Task to complete —
Quote the data exactly, first line to the line containing "-17.77, -19.13, -20.72];", with no pictures.
## BEGIN
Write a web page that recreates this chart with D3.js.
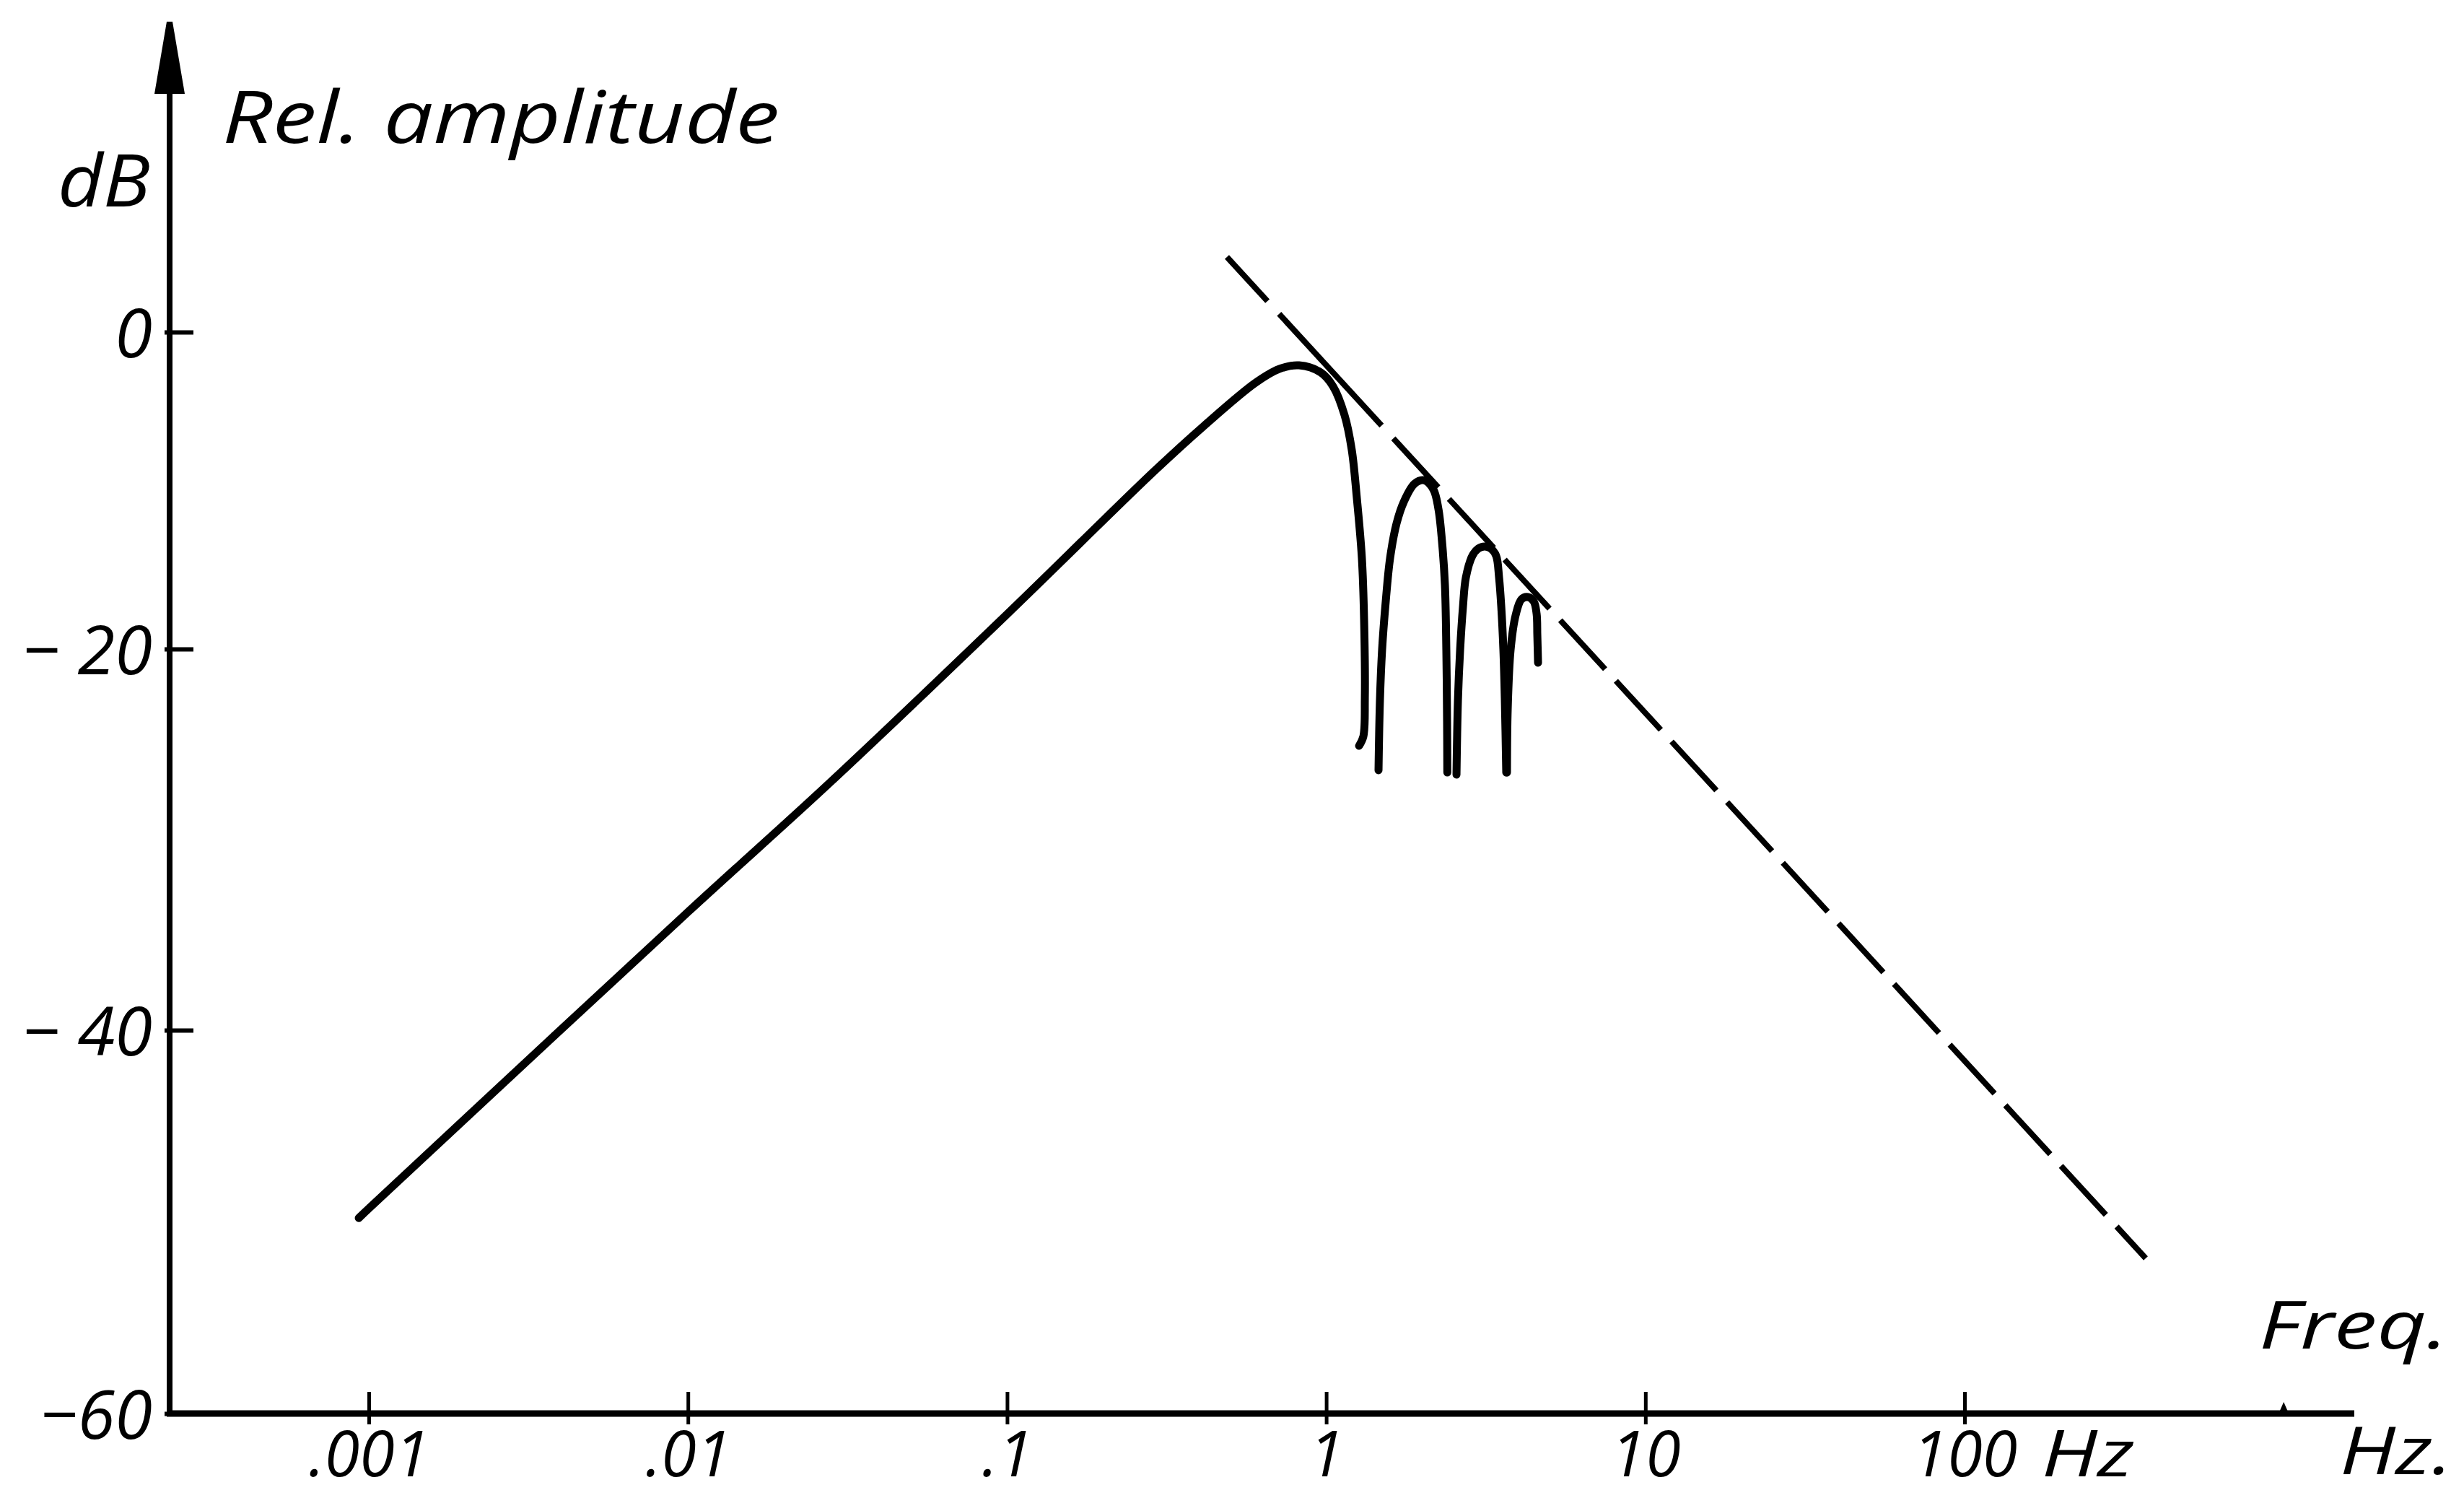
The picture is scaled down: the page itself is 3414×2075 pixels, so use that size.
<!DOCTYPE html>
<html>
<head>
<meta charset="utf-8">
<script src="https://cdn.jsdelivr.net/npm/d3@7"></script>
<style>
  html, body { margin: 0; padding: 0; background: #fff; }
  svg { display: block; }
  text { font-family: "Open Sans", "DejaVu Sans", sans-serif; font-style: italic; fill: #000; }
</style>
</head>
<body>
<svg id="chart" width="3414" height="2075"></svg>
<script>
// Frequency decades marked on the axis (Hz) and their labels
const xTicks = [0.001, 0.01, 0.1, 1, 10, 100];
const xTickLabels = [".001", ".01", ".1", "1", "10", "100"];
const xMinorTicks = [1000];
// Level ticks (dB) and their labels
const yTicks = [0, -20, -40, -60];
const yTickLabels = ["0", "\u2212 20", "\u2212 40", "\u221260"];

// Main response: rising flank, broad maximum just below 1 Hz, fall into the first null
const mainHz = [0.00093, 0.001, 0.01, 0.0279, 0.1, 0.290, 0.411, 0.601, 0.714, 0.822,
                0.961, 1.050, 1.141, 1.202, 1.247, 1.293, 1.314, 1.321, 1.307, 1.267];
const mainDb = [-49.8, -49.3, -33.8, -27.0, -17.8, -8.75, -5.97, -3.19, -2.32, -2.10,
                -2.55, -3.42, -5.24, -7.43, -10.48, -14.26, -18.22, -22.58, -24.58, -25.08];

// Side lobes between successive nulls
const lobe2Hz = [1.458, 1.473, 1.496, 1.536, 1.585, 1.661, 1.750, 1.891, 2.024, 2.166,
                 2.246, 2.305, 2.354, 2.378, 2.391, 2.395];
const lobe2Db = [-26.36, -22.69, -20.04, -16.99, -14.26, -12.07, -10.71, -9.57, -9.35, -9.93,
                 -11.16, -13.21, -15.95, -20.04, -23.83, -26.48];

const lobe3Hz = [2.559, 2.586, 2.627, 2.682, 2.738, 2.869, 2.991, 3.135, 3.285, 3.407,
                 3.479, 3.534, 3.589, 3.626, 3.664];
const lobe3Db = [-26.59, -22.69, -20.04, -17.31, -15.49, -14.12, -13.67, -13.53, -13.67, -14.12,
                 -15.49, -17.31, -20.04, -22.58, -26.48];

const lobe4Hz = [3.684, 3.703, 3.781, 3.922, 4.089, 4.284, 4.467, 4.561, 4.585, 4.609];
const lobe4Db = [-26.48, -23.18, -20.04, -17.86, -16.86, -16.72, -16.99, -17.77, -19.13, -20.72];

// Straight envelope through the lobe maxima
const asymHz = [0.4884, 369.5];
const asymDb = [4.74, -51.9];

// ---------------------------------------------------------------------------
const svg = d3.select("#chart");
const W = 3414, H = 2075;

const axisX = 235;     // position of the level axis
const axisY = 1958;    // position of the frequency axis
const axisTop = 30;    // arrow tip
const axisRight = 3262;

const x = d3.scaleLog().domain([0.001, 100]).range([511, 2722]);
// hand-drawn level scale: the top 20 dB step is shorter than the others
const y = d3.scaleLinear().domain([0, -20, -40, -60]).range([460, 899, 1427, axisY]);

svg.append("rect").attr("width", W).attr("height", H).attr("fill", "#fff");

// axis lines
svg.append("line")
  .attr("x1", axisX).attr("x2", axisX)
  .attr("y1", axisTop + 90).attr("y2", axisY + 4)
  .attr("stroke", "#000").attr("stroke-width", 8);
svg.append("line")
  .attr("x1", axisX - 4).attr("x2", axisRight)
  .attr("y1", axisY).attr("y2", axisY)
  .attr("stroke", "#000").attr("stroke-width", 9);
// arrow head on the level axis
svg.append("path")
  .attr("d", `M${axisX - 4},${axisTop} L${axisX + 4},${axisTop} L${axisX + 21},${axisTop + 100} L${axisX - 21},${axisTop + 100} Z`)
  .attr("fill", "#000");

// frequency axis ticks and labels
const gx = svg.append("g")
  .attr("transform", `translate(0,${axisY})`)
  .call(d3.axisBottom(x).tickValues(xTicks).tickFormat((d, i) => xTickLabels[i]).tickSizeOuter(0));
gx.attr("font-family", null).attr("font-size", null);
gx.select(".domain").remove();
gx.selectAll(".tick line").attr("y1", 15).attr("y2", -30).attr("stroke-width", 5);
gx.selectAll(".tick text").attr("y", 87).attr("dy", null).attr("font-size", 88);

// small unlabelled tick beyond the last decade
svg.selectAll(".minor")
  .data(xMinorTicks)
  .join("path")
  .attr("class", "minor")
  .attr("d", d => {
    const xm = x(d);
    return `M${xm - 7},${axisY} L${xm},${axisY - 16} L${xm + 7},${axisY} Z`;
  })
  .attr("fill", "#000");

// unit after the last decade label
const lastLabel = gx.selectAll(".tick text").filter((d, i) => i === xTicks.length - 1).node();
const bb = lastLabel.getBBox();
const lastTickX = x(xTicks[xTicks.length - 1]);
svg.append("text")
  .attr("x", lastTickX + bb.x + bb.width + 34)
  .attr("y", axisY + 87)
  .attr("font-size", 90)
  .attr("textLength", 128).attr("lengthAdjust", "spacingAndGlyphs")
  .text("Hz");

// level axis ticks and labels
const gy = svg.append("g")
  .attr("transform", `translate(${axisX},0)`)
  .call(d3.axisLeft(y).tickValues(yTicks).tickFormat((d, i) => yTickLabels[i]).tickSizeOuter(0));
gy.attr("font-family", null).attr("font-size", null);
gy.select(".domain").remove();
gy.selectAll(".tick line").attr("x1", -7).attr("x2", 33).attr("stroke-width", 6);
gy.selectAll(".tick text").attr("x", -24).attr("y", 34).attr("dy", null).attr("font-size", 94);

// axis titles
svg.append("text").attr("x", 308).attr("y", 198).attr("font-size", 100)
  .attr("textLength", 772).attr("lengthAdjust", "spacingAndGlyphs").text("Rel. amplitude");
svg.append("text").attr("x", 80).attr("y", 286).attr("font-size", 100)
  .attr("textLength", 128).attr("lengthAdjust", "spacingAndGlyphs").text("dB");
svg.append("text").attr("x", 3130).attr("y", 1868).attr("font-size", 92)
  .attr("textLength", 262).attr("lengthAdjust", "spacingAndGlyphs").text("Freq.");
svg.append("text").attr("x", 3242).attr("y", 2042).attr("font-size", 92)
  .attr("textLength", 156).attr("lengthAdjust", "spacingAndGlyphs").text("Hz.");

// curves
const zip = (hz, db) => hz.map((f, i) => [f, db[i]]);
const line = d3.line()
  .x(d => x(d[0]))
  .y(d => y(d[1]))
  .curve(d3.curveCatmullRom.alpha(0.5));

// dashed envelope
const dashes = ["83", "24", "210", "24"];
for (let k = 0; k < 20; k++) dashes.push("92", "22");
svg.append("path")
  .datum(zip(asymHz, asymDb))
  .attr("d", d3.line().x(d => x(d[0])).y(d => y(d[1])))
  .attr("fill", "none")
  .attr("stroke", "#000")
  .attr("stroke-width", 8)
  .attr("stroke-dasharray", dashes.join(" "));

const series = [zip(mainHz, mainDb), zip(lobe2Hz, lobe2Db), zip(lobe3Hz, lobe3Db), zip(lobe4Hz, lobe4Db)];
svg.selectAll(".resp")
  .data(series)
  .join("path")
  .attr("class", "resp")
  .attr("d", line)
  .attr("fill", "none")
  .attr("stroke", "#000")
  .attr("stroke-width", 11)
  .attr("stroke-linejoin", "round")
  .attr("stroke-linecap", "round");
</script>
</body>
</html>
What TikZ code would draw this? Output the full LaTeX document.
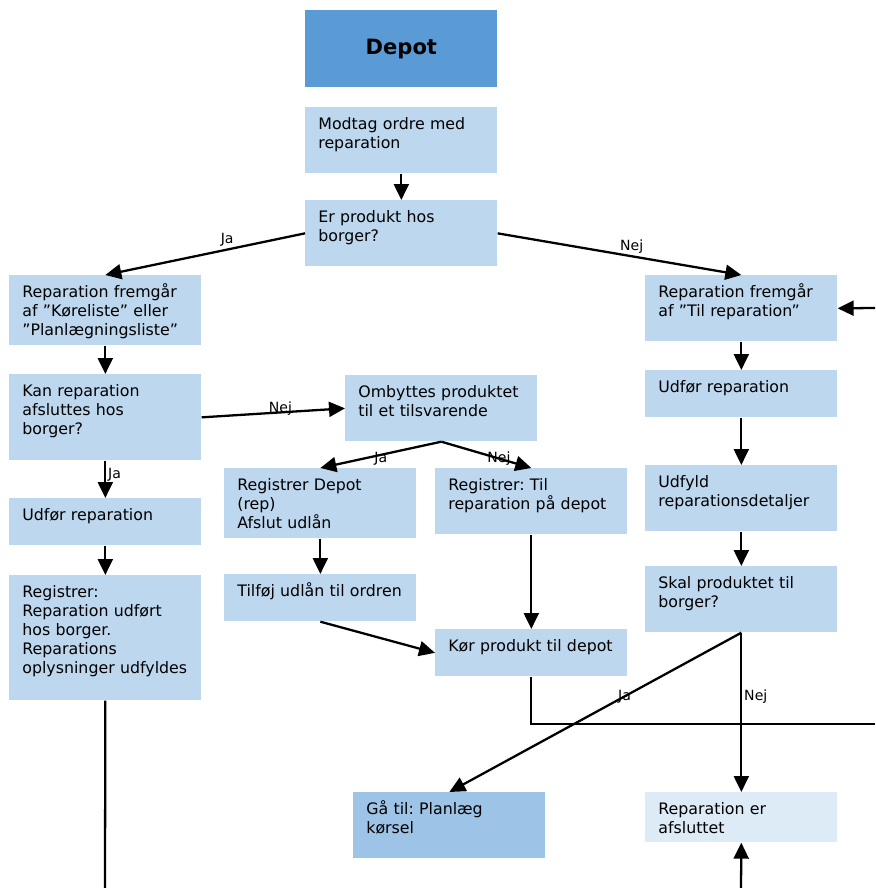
## END
Output —
Write a web page that recreates this chart with D3.js.
The picture is scaled down: the page itself is 3414×2075 pixels, so use that size.
<!DOCTYPE html>
<html>
<head>
<meta charset="utf-8">
<script src="https://cdn.jsdelivr.net/npm/d3@7"></script>
<style>
  html, body { margin: 0; padding: 0; background: #fff; }
  svg { display: block; }
  text { font-family: "Open Sans", "DejaVu Sans", sans-serif; font-style: italic; fill: #000; }
</style>
</head>
<body>
<svg id="chart" width="3414" height="2075"></svg>
<script>
// Frequency decades marked on the axis (Hz) and their labels
const xTicks = [0.001, 0.01, 0.1, 1, 10, 100];
const xTickLabels = [".001", ".01", ".1", "1", "10", "100"];
const xMinorTicks = [1000];
// Level ticks (dB) and their labels
const yTicks = [0, -20, -40, -60];
const yTickLabels = ["0", "\u2212 20", "\u2212 40", "\u221260"];

// Main response: rising flank, broad maximum just below 1 Hz, fall into the first null
const mainHz = [0.00093, 0.001, 0.01, 0.0279, 0.1, 0.290, 0.411, 0.601, 0.714, 0.822,
                0.961, 1.050, 1.141, 1.202, 1.247, 1.293, 1.314, 1.321, 1.307, 1.267];
const mainDb = [-49.8, -49.3, -33.8, -27.0, -17.8, -8.75, -5.97, -3.19, -2.32, -2.10,
                -2.55, -3.42, -5.24, -7.43, -10.48, -14.26, -18.22, -22.58, -24.58, -25.08];

// Side lobes between successive nulls
const lobe2Hz = [1.458, 1.473, 1.496, 1.536, 1.585, 1.661, 1.750, 1.891, 2.024, 2.166,
                 2.246, 2.305, 2.354, 2.378, 2.391, 2.395];
const lobe2Db = [-26.36, -22.69, -20.04, -16.99, -14.26, -12.07, -10.71, -9.57, -9.35, -9.93,
                 -11.16, -13.21, -15.95, -20.04, -23.83, -26.48];

const lobe3Hz = [2.559, 2.586, 2.627, 2.682, 2.738, 2.869, 2.991, 3.135, 3.285, 3.407,
                 3.479, 3.534, 3.589, 3.626, 3.664];
const lobe3Db = [-26.59, -22.69, -20.04, -17.31, -15.49, -14.12, -13.67, -13.53, -13.67, -14.12,
                 -15.49, -17.31, -20.04, -22.58, -26.48];

const lobe4Hz = [3.684, 3.703, 3.781, 3.922, 4.089, 4.284, 4.467, 4.561, 4.585, 4.609];
const lobe4Db = [-26.48, -23.18, -20.04, -17.86, -16.86, -16.72, -16.99, -17.77, -19.13, -20.72];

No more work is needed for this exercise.